If Frappato is Vittoria’s most representative grape variety, Santa Tresa’s Rina Russa is the epitome of typicality.
“Rina Russa” in Sicilian dialect means “red sand.”
Grapes: 100% Frappato di Vittoria – phenotype selected in-house.
Harvest: Frappato grapes are hand-picked in 15-kg crates usually in late September.
Vinification: the harvested grapes are kept in a cold room overnight in order to bring them to a temperature between 6 and 8°C ideal for preserving their quality. The grapes are gently destemmed and crushed, fermentation then takes place at a controlled temperature of 18°C- 22°C for about 10-12 days. The wine is then separated from the skins and malolactic fermentation naturally begins.
Maturation: in stainless steel tanks for at least 4-6 months on the fermentation lees, with frequent movement of the noble lees.
Tasting notes: the unique style of our Frappato originates from the Santa Tresa vineyards, which are unique in that they come from ancient clones selected on our estate. Brilliant ruby red in color, Rina Russa has aromas of red berry fruits and the unmistakable wild strawberry with a flavor that perfectly balances freshness and savoriness. On the palate, the roundness of the taste is complemented by the freshness of the finely textured and sharp tannins, creating a surprising persistence.
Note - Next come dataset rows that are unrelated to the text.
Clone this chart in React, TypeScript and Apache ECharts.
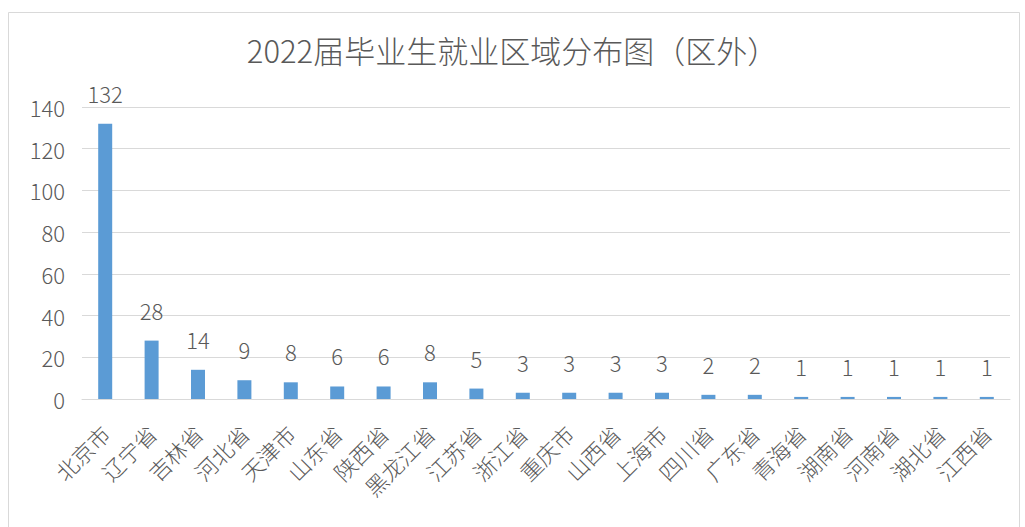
import React, { useEffect, useRef } from "react";
import * as echarts from "echarts";

const categories = ["北京市", "辽宁省", "吉林省", "河北省", "天津市", "山东省", "陕西省", "黑龙江省", "江苏省", "浙江省", "重庆市", "山西省", "上海市", "四川省", "广东省", "青海省", "湖南省", "河南省", "湖北省", "江西省"];
const values = [132, 28, 14, 9, 8, 6, 6, 8, 5, 3, 3, 3, 3, 2, 2, 1, 1, 1, 1, 1];
const titleText = "2022届毕业生就业区域分布图（区外）";

const FONT = "'Noto Sans CJK SC', 'Noto Sans', sans-serif";
const GRAY = "#595959";

export default function App() {
  const ref = useRef<HTMLDivElement>(null);
  useEffect(() => {
    document.body.style.margin = "0";
    const chart = echarts.init(ref.current!, null, { renderer: "svg" });
    chart.setOption({
      animation: false,
      backgroundColor: "#ffffff",
      textStyle: { fontFamily: FONT },
      title: {
        text: titleText,
        left: "center",
        top: 29,
        textStyle: { fontFamily: FONT, fontSize: 31, fontWeight: 300, color: GRAY },
      },
      graphic: [
        {
          type: "rect",
          shape: { x: 8.5, y: 12.5, width: 1011, height: 530 },
          style: { fill: "none", stroke: "#d9d9d9", lineWidth: 1 },
          silent: true,
        },
      ],
      grid: { left: 82, right: 15, top: 107, bottom: 128, containLabel: false },
      xAxis: {
        type: "category",
        data: categories,
        axisLine: { show: true, lineStyle: { color: "#d9d9d9" } },
        axisTick: { show: false },
        axisLabel: {
          rotate: 45,
          interval: 0,
          margin: 30,
          fontSize: 22,
          fontWeight: 300,
          color: GRAY,
          fontFamily: FONT,
        },
      },
      yAxis: {
        type: "value",
        min: 0,
        max: 140,
        interval: 20,
        axisLine: { show: false },
        axisTick: { show: false },
        splitLine: { lineStyle: { color: "#d9d9d9" } },
        axisLabel: { fontSize: 22, fontWeight: 300, color: GRAY, margin: 17, fontFamily: FONT },
      },
      series: [
        {
          type: "bar",
          data: values,
          barWidth: 14,
          itemStyle: { color: "#5b9bd5" },
          label: {
            show: true,
            position: "top",
            distance: 20,
            fontSize: 22,
            fontWeight: 300,
            color: GRAY,
            fontFamily: FONT,
          },
        },
      ],
    });
    return () => chart.dispose();
  }, []);
  return <div ref={ref} style={{ width: 1025, height: 527 }} />;
}
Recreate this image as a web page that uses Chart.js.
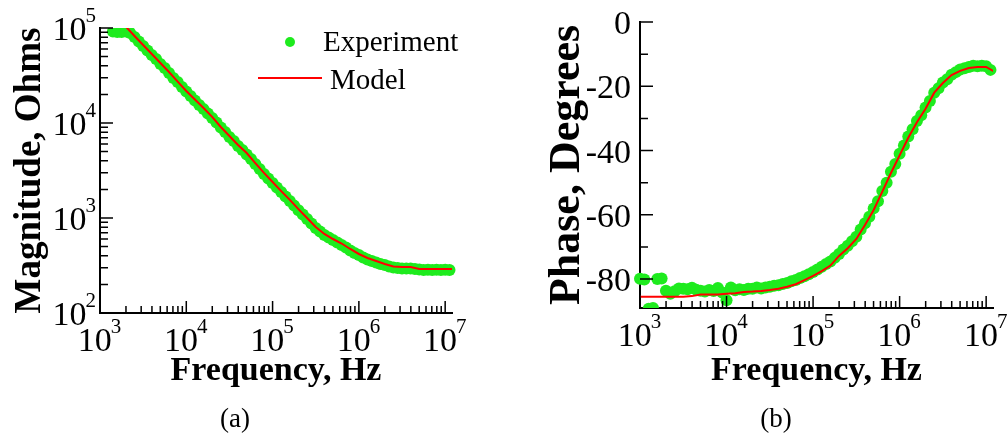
<!DOCTYPE html>
<html lang="en">
<head>
  <meta charset="UTF-8">
  <title>Impedance Magnitude and Phase</title>
  <script src="https://cdn.jsdelivr.net/npm/chart.js"></script>
  <style>
    body { margin: 0; background: #fff; }
    #page { position: relative; width: 1007px; height: 436px; overflow: hidden; font-family: "Liberation Serif", "Times New Roman", serif; color: #000; }
    .panel { position: absolute; top: 0; height: 436px; }
    #magPanel { left: 0; width: 500px; }
    #phasePanel { left: 500px; width: 507px; }
    .leg { position: absolute; font-size: 29px; line-height: 30px; white-space: nowrap; }
    .dot { position: absolute; left: 285px; top: 37px; width: 10px; height: 10px; border-radius: 50%; background: rgb(30, 235, 30); }
    .redline { position: absolute; left: 258px; top: 77px; width: 64px; height: 2px; background: #f00; }
    .caption { position: absolute; top: 403px; font-size: 27px; line-height: 30px; width: 60px; text-align: center; }
  </style>
</head>
<body>
<div id="page">
  <div class="panel" id="magPanel"><canvas id="magChart"></canvas></div>
  <div class="panel" id="phasePanel"><canvas id="phaseChart"></canvas></div>

  <!-- legend for panel (a) -->
  <div class="dot"></div>
  <div class="leg" style="left:323px; top:26px;">Experiment</div>
  <div class="redline"></div>
  <div class="leg" style="left:330px; top:64px;">Model</div>

  <div class="caption" style="left:205px;">(a)</div>
  <div class="caption" style="left:746px;">(b)</div>
</div>

<script>
  // frequencies of the measured points (20 per decade)
  const freqExp = [
    1000, 1122, 1259, 1413, 1585, 1778, 1995, 2239, 2512, 2818, 3162, 3548, 3981, 4467, 5012, 5623, 6310, 7079, 7943, 8913,
    10000, 11220, 12590, 14130, 15850, 17780, 19950, 22390, 25120, 28180, 31620, 35480, 39810, 44670, 50120, 56230, 63100, 70790, 79430, 89130,
    100000, 112200, 125900, 141300, 158500, 177800, 199500, 223900, 251200, 281800, 316200, 354800, 398100, 446700, 501200, 562300, 631000, 707900, 794300, 891300,
    1000000, 1122000, 1259000, 1413000, 1585000, 1778000, 1995000, 2239000, 2512000, 2818000, 3162000, 3548000, 3981000, 4467000, 5012000, 5623000, 6310000, 7079000, 7943000, 8913000,
    10000000, 11220000
  ];

  // frequencies of the model curve (10 per decade)
  const freqModel = [
    1000, 1259, 1585, 1995, 2512, 3162, 3981, 5012, 6310, 7943,
    10000, 12590, 15850, 19950, 25120, 31620, 39810, 50120, 63100, 79430,
    100000, 125900, 158500, 199500, 251200, 316200, 398100, 501200, 631000, 794300,
    1000000, 1259000, 1585000, 1995000, 2512000, 3162000, 3981000, 5012000, 6310000, 7943000,
    10000000, 12590000
  ];

  // |Z| in ohms
  const magExp = [
    null, null, null, 91900, 90800, 90800, 91900, 88600, 80400, 72100,
    64700, 58000, 52000, 47200, 41800, 37900, 33600, 29800, 27000, 23900,
    21500, 19200, 17300, 15500, 14000, 12600, 11300, 10100, 8970, 8040,
    7120, 6470, 5730, 5200, 4660, 4180, 3700, 3280, 2910, 2610,
    2340, 2100, 1880, 1680, 1510, 1350, 1210, 1090, 976, 875,
    785, 721, 662, 623, 587, 552, 520, 489, 455, 428,
    408, 384, 366, 353, 340, 328, 320, 309, 301, 298,
    294, 294, 294, 290, 287, 284, 285, 284, 286, 284,
    285, 284
  ];
  const magModel = [
    200000, 160400, 128700, 103200, 82400, 66300, 53200, 42800, 34400, 27300,
    21700, 17700, 14400, 11600, 9080, 7300, 5870, 4830, 3790, 2980,
    2390, 1920, 1550, 1240, 1000, 804, 679, 601, 539, 472,
    418, 379, 353, 328, 309, 305, 305, 291, 291, 291,
    291, 291
  ];

  // phase in degrees
  const phaseExp = [
    -79.9, -80.1, -89.2, -89.0, -80.0, -79.8, -83.6, -84.6, -83.8, -82.9,
    -83.0, -83.2, -82.7, -83.3, -83.6, -83.9, -83.4, -83.7, -82.8, -84.2,
    -86.6, -82.6, -83.5, -83.2, -83.4, -83.0, -83.0, -82.6, -82.9, -82.6,
    -82.4, -82.1, -81.9, -81.5, -81.2, -80.7, -80.3, -79.7, -79.1, -78.5,
    -77.8, -77.0, -76.2, -75.3, -74.5, -73.4, -72.2, -70.8, -69.6, -68.2,
    -66.8, -64.6, -62.6, -60.6, -58.0, -55.8, -52.6, -50.0, -46.6, -44.2,
    -41.0, -38.4, -35.6, -33.4, -30.8, -29.0, -26.6, -24.6, -22.0, -20.6,
    -18.8, -17.8, -16.4, -15.6, -14.8, -14.4, -14.0, -13.6, -13.8, -13.6,
    -13.8, -14.9
  ];
  const phaseModel = [
    -85.5, -85.5, -85.5, -85.5, -85.5, -85.5, -85.3, -84.8, -84.8, -84.8,
    -84.6, -84.4, -84.0, -83.9, -83.7, -83.4, -83.0, -82.4, -81.6, -80.3,
    -79.0, -77.5, -75.8, -72.8, -70.4, -67.5, -63.2, -58.5, -52.8, -47.0,
    -41.5, -36.0, -31.2, -27.0, -22.0, -19.0, -16.5, -15.2, -14.3, -14.0,
    -14.0, -15.5
  ];

  // tick marks and labels
  const freqTicks = [1e3, 1e4, 1e5, 1e6, 1e7];
  const freqTickExp = ['3', '4', '5', '6', '7'];
  const freqMinor = [
    2e3, 3e3, 4e3, 5e3, 6e3, 7e3, 8e3, 9e3,
    2e4, 3e4, 4e4, 5e4, 6e4, 7e4, 8e4, 9e4,
    2e5, 3e5, 4e5, 5e5, 6e5, 7e5, 8e5, 9e5,
    2e6, 3e6, 4e6, 5e6, 6e6, 7e6, 8e6, 9e6
  ];
  const magTicks = [1e2, 1e3, 1e4, 1e5];
  const magTickExp = ['2', '3', '4', '5'];
  const magMinor = [
    200, 300, 400, 500, 600, 700, 800, 900,
    2e3, 3e3, 4e3, 5e3, 6e3, 7e3, 8e3, 9e3,
    2e4, 3e4, 4e4, 5e4, 6e4, 7e4, 8e4, 9e4
  ];
  const phaseTicks = [0, -20, -40, -60, -80];
  const phaseTickLabels = ['0', '-20', '-40', '-60', '-80'];
  const phaseMinor = [-10, -30, -50, -70];

  const FAMILY = '"Liberation Serif", "Times New Roman", serif';
  const GREEN = 'rgb(30, 235, 30)';
  const RED = '#ff0000';

  function pts(xs, ys) {
    const out = [];
    xs.forEach((x, i) => { if (ys[i] !== null) out.push({ x: x, y: ys[i] }); });
    return out;
  }

  // draws "10" with a raised exponent
  function drawPower(ctx, exp, x, baseline, align) {
    ctx.font = '34px ' + FAMILY;
    const wb = ctx.measureText('10').width;
    ctx.font = '21px ' + FAMILY;
    const we = ctx.measureText(exp).width;
    let start = align === 'center' ? x - (wb + we) / 2 : x - wb - we;
    ctx.textAlign = 'left';
    ctx.font = '34px ' + FAMILY;
    ctx.fillText('10', start, baseline);
    ctx.font = '21px ' + FAMILY;
    ctx.fillText(exp, start + wb - 1, baseline - 18);
  }

  // inward tick marks and tick labels, like the original plotting program
  function axisDecor(yCfg) {
    return {
      id: 'axisDecor',
      afterDatasetsDraw(chart) {
        const ctx = chart.ctx;
        const area = chart.chartArea;
        const xs = chart.scales.x;
        const ys = chart.scales.y;
        ctx.save();
        ctx.strokeStyle = '#000';
        ctx.lineWidth = 1.5;
        ctx.beginPath();
        freqTicks.forEach(v => {
          const px = xs.getPixelForValue(v);
          ctx.moveTo(px, area.bottom); ctx.lineTo(px, area.bottom - 12);
        });
        freqMinor.forEach(v => {
          const px = xs.getPixelForValue(v);
          ctx.moveTo(px, area.bottom); ctx.lineTo(px, area.bottom - 7);
        });
        yCfg.major.forEach(v => {
          const py = ys.getPixelForValue(v);
          ctx.moveTo(area.left, py); ctx.lineTo(area.left + 13, py);
        });
        yCfg.minor.forEach(v => {
          const py = ys.getPixelForValue(v);
          ctx.moveTo(area.left, py); ctx.lineTo(area.left + 8, py);
        });
        ctx.stroke();

        ctx.fillStyle = '#000';
        ctx.textBaseline = 'alphabetic';
        freqTicks.forEach((v, i) => {
          drawPower(ctx, freqTickExp[i], xs.getPixelForValue(v), area.bottom + 38, 'center');
        });
        yCfg.major.forEach((v, i) => {
          const py = ys.getPixelForValue(v);
          if (yCfg.power) {
            drawPower(ctx, yCfg.labels[i], area.left - 3, py + 12, 'right');
          } else {
            ctx.font = '34px ' + FAMILY;
            ctx.textAlign = 'right';
            ctx.fillText(yCfg.labels[i], area.left - 9, py + 12);
          }
        });
        ctx.restore();
      }
    };
  }

  function xAxis(height) {
    return {
      type: 'logarithmic',
      position: 'bottom',
      min: 1000,
      max: 12000000,
      grid: { display: false },
      ticks: { display: false },
      border: { color: '#000', width: 2 },
      title: {
        display: true,
        text: 'Frequency, Hz',
        color: '#000',
        padding: 0,
        font: { family: FAMILY, size: 34, weight: 'bold' }
      },
      afterFit(scale) { scale.height = height; }
    };
  }

  function yTitle(text, size) {
    return {
      display: true,
      text: text,
      color: '#000',
      padding: 0,
      font: { family: FAMILY, size: size, weight: 'bold' }
    };
  }

  const common = {
    responsive: true,
    maintainAspectRatio: false,
    animation: false,
    events: [],
    plugins: { legend: { display: false }, tooltip: { enabled: false } }
  };

  new Chart(document.getElementById('magChart'), {
    type: 'scatter',
    data: {
      datasets: [
        {
          label: 'Model',
          data: pts(freqModel, magModel),
          showLine: true,
          borderColor: RED,
          borderWidth: 2,
          pointRadius: 0,
          clip: 0
        },
        {
          label: 'Experiment',
          data: pts(freqExp, magExp),
          showLine: false,
          backgroundColor: GREEN,
          borderWidth: 0,
          pointRadius: 6,
          clip: { left: 6, top: 0, right: 6, bottom: 0 }
        }
      ]
    },
    options: Object.assign({}, common, {
      layout: { padding: { left: 8, right: 48, top: 28, bottom: 44 } },
      scales: {
        x: xAxis(79),
        y: {
          type: 'logarithmic',
          position: 'left',
          min: 100,
          max: 100000,
          grid: { display: false },
          ticks: { display: false },
          border: { color: '#000', width: 2 },
          title: yTitle('Magnitude, Ohms', 37),
          afterFit(scale) { scale.width = 92; }
        }
      }
    }),
    plugins: [axisDecor({ major: magTicks, minor: magMinor, labels: magTickExp, power: true })]
  });

  new Chart(document.getElementById('phaseChart'), {
    type: 'scatter',
    data: {
      datasets: [
        {
          label: 'Model',
          data: pts(freqModel, phaseModel),
          showLine: true,
          borderColor: RED,
          borderWidth: 2,
          pointRadius: 0,
          clip: 0
        },
        {
          label: 'Experiment',
          data: pts(freqExp, phaseExp),
          showLine: false,
          backgroundColor: GREEN,
          borderWidth: 0,
          pointRadius: 6,
          clip: { left: 6, top: 0, right: 6, bottom: 0 }
        }
      ]
    },
    options: Object.assign({}, common, {
      layout: { padding: { left: 41, right: 14, top: 22, bottom: 44 } },
      scales: {
        x: xAxis(84),
        y: {
          type: 'linear',
          position: 'left',
          min: -89,
          max: 0,
          grid: { display: false },
          ticks: { display: false },
          border: { color: '#000', width: 2 },
          title: yTitle('Phase, Degrees', 44),
          afterFit(scale) { scale.width = 99; }
        }
      }
    }),
    plugins: [axisDecor({ major: phaseTicks, minor: phaseMinor, labels: phaseTickLabels, power: false })]
  });
</script>
</body>
</html>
At the table: thanks to its special characteristics as an “atypical” red and its extraordinarily fruity palate, Frappato is the wine traditionally drunk with fish in Vittoria. Ideal pairings include traditional Ragusa dishes such as tuna, swordfish, bluefish, cured meats and cheeses. It is served at a temperature of 18-20°C, when paired with fresh seafood menus at a temperature of 14-16°C.